New teachers believe that they begin their careers well-prepared for whatever the job might throw at them. Their headteachers, it seems, think differently.
New research shows that trainee teachers have much greater faith in their own ability than the people who appoint them once they have qualified. According to the survey, the majority of student teachers feel competent in areas such as using effective assessment techniques and responding to learning styles, but only a minority of headteachers agree that they are.
American academics questioned more than 150 trainee and practising teachers and headteachers, asking them to rate how prepared they felt for 33 different professional tasks.
Among the trainees, 72 per cent felt adequately prepared for all but three of the tasks, showing a degree of confidence on a par with experienced teachers. But headteachers said that new teachers were sufficiently prepared in only 13 of the areas.
In particular, only 22 per cent of school leaders felt that beginner teachers could identify and plan for individual students' needs. By contrast, 84.6 per cent of teachers felt prepared to do this effectively.
And although only 33 per cent of headteachers believed that new teachers were able to use appropriate and effective assessment techniques, 82.1 per cent of trainees felt capable of doing so.
The trainees unanimously agreed that they were ready to set high expectations for learning and to use non-verbal forms of communication, such as gestures and eye contact, to let students know what was expected. But headteachers had a much lower opinion of their trainees in all these areas.
"The fact that principals indicate lower levels of preparedness in new teachers is concerning," the academics from Northern Kentucky University and the University of Louisville write in a paper delivered at last month's American Educational Research Association conference.
"The results raise the issue of the candidates'.ability to translate the theory of their college classrooms into practice in real-life educational settings," the researchers add. They also question whether "principals have realistic expectations for what skill level beginning teachers should possess".
However, all the trainee teachers questioned said that they felt ready to be a classroom role model, and that view was shared by 78 per cent of headteachers. And almost as many headteachers as trainees believed that new teachers were capable of demonstrating expertise in their subjects.
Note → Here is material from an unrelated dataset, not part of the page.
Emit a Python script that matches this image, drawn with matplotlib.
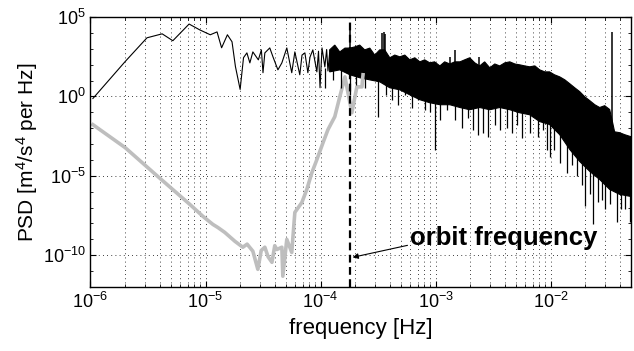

Earlier this month, England's education secretary Michael Gove announced that the quality and effectiveness of teacher training courses would be reviewed. "It is right that we look at how we can ensure all courses are providing the best possible training," he said.
Mr Gove has been open about his disdain for university-based teacher training, and has said that he would like to see half of all new teachers learning on the job.
Jonathan Allen, director for initial teacher education at the University of London's Institute of Education, pointed out that English schools played a much more active role in the training of new teachers than their US counterparts.
He added that, while new teachers' lack of experience was sometimes reflected in an overestimation of their own abilities, "a really good newly qualified teacher actually understands how much more they've got to learn, and is almost a little daunted by their first year of teaching, when they realise how much further they still have to go. So, if anything, there's an underconfidence there."